Pass / Warn / Fail criteria

PASS — DOI or canonical source resolves; title, authors, year, venue, volume/issue/pages all match within style tolerance.
WARN — at most one of: author accent/tussenvoegsel drift, journal abbreviation drift, preprint-year vs. published-year, single volume/issue/page disagreement, preprint entry where a published version now exists.
FAIL — any of: DOI doesn't resolve, wrong surname, wrong year (not preprint-explained), wrong journal, two-or-more volume/issue/page disagreements, or the fabrication signature (no source recognises the entry).

Output report shape

Files written to <bib_dir>/bibcheck_<YYYYMMDD_HHMM>/:

input.bib              # verbatim copy of source for provenance
entries/<key>.bib      # one parsed entry per file (subagent inputs)
reports/<key>.json     # one verdict per file (subagent outputs)
bibcheck_report.md     # consolidated human-readable report
corrected.bib          # drop-in candidate replacement (user reviews + merges)

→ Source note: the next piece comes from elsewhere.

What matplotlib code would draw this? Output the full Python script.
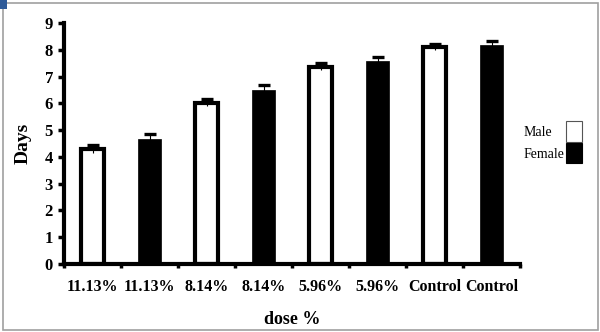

Relation to /cite (do not duplicate)

Skill	Direction	Mutates `.bib`?	Talks to Zotero?
`/cite`	adds ONE entry from a DOI/arXiv/title identifier	yes (appends)	yes (read + write via Web API)
`/bibcheck`	audits ALL entries in an existing `.bib`	no (writes a separate `corrected.bib`)	read-only via MCP for cross-check

If /bibcheck finds an entry that should be replaced and the user wants to do that via /cite, hand off the DOI / arXiv ID to /cite rather than mutating the .bib here.

Long batch runs

Bibliographies over ~60 entries with --max-parallel 8 can take several minutes. Use Bash run_in_background: true for the dispatch loop and stream subagent completion via Monitor. Do not block on a single slow MCP call — set a 30-second per-entry timeout and emit a WARN: lookup_timeout rather than hanging.

Failure modes

.bib not found. Ask the user for the path; do not invent one.
All entries return FAIL with lookup_timeout. MCP rate-limit or network issue. Pause, retry once with --max-parallel 2. If still failing, surface the error to the user rather than silently marking everything FAIL.
Many false-positive FAILs on year. Likely a preprint-vs-published mismatch pattern; widen Phase 2 step 6's preprint detection rather than loosening tolerance.
Match confidence universally below 0.7. The .bib may be a non-English-titled set or a niche venue not indexed by S2/OpenAlex. Flag and ask the user to point at a sample entry known to be correct, then recalibrate.

Out of scope (do not do these)

Don't add entries. That's /cite. If an entry should be replaced, write the suggestion to corrected.bib; do not POST to Zotero.
Don't auto-overwrite the source .bib. Ever. The user diffs and merges themselves.
Don't claim a citation supports a textual claim. That's a /review-paper literature-fidelity check; /bibcheck only verifies the entry's metadata matches a real paper.
Don't bulk-reformat. Entries that PASS are copied verbatim into corrected.bib, even if the user's style preference differs.
Don't audit .bib files in _archive/ or Old/ subdirectories unless explicitly asked — these are intentionally frozen.

Cross-references

/cite — adds individual entries; complementary forward direction.
/litreview — finds papers to cite; pair before /cite and /bibcheck.
/audit-reproducibility — same per-claim subagent-fanout structure, applied to numeric claims rather than citations.
/review-paper / /seven-pass-review — broader manuscript reviews; the citation-pass in those skills delegates here.